Begin

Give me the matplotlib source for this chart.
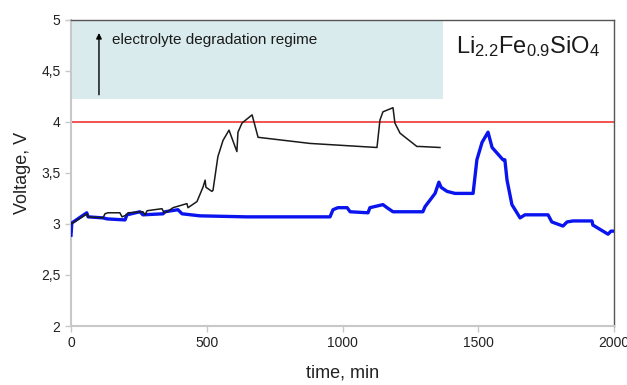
import matplotlib
matplotlib.use("Agg")
import matplotlib.pyplot as plt
from matplotlib.patches import Rectangle
from matplotlib.ticker import FuncFormatter

plt.rcParams['font.family'] = ['Liberation Sans', 'DejaVu Sans']
plt.rcParams['mathtext.fontset'] = 'custom'
plt.rcParams['mathtext.rm'] = 'Liberation Sans'
plt.rcParams['mathtext.it'] = 'Liberation Sans'
plt.rcParams['mathtext.bf'] = 'Liberation Sans:bold'

# Black curve (time, min ; voltage, V)
black_t = [0, 59, 63, 118, 125, 136, 180, 188, 206, 210, 265, 273, 280, 335, 343, 354,
           376, 427, 431, 464, 486, 494, 497, 519, 523, 541, 560, 582, 611, 615, 630,
           667, 689, 880, 1127, 1138, 1149, 1186, 1193, 1212, 1274, 1285, 1359]
black_v = [3.00, 3.10, 3.07, 3.06, 3.10, 3.11, 3.11, 3.07, 3.09, 3.11, 3.12, 3.09, 3.13,
           3.15, 3.11, 3.12, 3.16, 3.20, 3.16, 3.22, 3.36, 3.43, 3.36, 3.32, 3.33, 3.66,
           3.82, 3.92, 3.71, 3.90, 3.99, 4.07, 3.85, 3.79, 3.75, 4.02, 4.10, 4.14, 3.99,
           3.89, 3.76, 3.76, 3.75]

# Blue curve
blue_t = [0, 3, 58, 63, 118, 133, 199, 206, 254, 265, 339, 346, 394, 409, 475, 648, 954,
          965, 983, 1017, 1028, 1094, 1101, 1149, 1164, 1186, 1296, 1304, 1341, 1355, 1363,
          1385, 1414, 1481, 1495, 1514, 1536, 1551, 1591, 1598, 1606, 1624, 1654, 1672,
          1757, 1771, 1812, 1827, 1849, 1919, 1922, 1978, 1989, 2000]
blue_v = [2.89, 3.01, 3.11, 3.07, 3.06, 3.05, 3.04, 3.09, 3.12, 3.09, 3.10, 3.12, 3.14,
          3.10, 3.08, 3.07, 3.07, 3.14, 3.16, 3.16, 3.12, 3.11, 3.16, 3.19, 3.16, 3.12,
          3.12, 3.17, 3.30, 3.41, 3.36, 3.32, 3.30, 3.30, 3.63, 3.80, 3.90, 3.75, 3.63,
          3.63, 3.43, 3.19, 3.06, 3.09, 3.09, 3.02, 2.98, 3.02, 3.03, 3.03, 2.99, 2.90,
          2.93, 2.93]

x_ticks = [0, 500, 1000, 1500, 2000]
y_ticks = [2, 2.5, 3, 3.5, 4, 4.5, 5]
limit_v = 4.0
regime_t_end = 1370
regime_v_low = 4.23

fig = plt.figure(figsize=(6.27, 3.85), dpi=100)
ax = fig.add_axes([71/627, 1-326/385, (614-71)/627, (326-20)/385])

ax.add_patch(Rectangle((0, regime_v_low), regime_t_end, 5 - regime_v_low,
                       facecolor='#daebee', edgecolor='none', zorder=0))
ax.axhline(limit_v, color='#f04545', lw=1.3, zorder=2)
ax.plot(blue_t, blue_v, color='#0a14ee', lw=2.4, zorder=3, solid_joinstyle='round')
ax.plot(black_t, black_v, color='#1a1a1a', lw=1.1, zorder=4)

ax.annotate('', xy=(103, 4.9), xytext=(103, 4.24),
            arrowprops=dict(arrowstyle='-|>', color='black', lw=1.0, mutation_scale=8))
ax.text(150, 4.80, 'electrolyte degradation regime', fontsize=11, va='center', ha='left',
        color='#1a1a1a')
ax.text(1950, 4.74, r'Li$_{2.2}$Fe$_{0.9}$SiO$_{4}$', fontsize=17, ha='right', va='center',
        color='#1a1a1a')

ax.set_xlim(0, 2000)
ax.set_ylim(2, 5)
ax.set_xticks(x_ticks)
ax.set_yticks(y_ticks)
ax.yaxis.set_major_formatter(FuncFormatter(lambda v, p: ('%g' % v).replace('.', ',')))
ax.tick_params(axis='both', colors='#c8c8c8', labelcolor='#222222', labelsize=10,
               length=4, width=1)

for s in ['left', 'bottom']:
    ax.spines[s].set_color('#c8c8c8')
    ax.spines[s].set_linewidth(1.5)
for s in ['right', 'top']:
    ax.spines[s].set_color('#555555')
    ax.spines[s].set_linewidth(1.0)

ax.set_xlabel('time, min', fontsize=13, color='#222222', labelpad=10)
ax.set_ylabel('Voltage, V', fontsize=13, color='#222222', labelpad=7)

fig.savefig('out.png', dpi=100)
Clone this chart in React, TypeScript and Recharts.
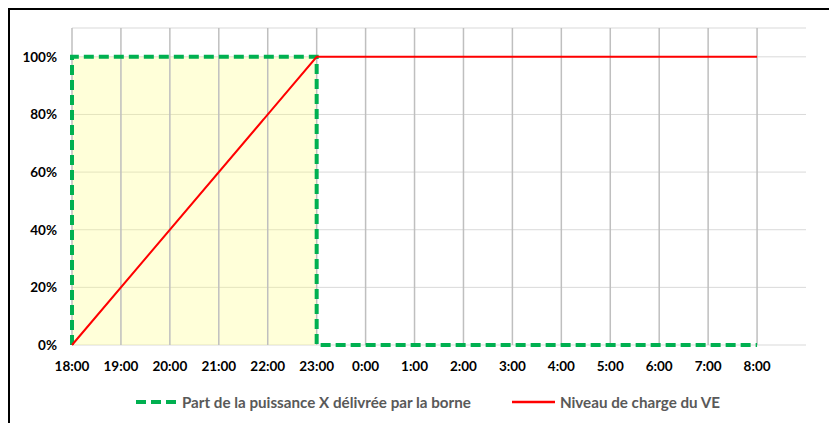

End

### THE EXERCISE
Identify every line above that includes the word "matplotlib", and show those lines.

### PROBLEM SOLUTION
Give me the matplotlib source for this chart.
import matplotlib
matplotlib.use("Agg")
import matplotlib.pyplot as plt
from matplotlib.patches import Rectangle
from matplotlib.ticker import FuncFormatter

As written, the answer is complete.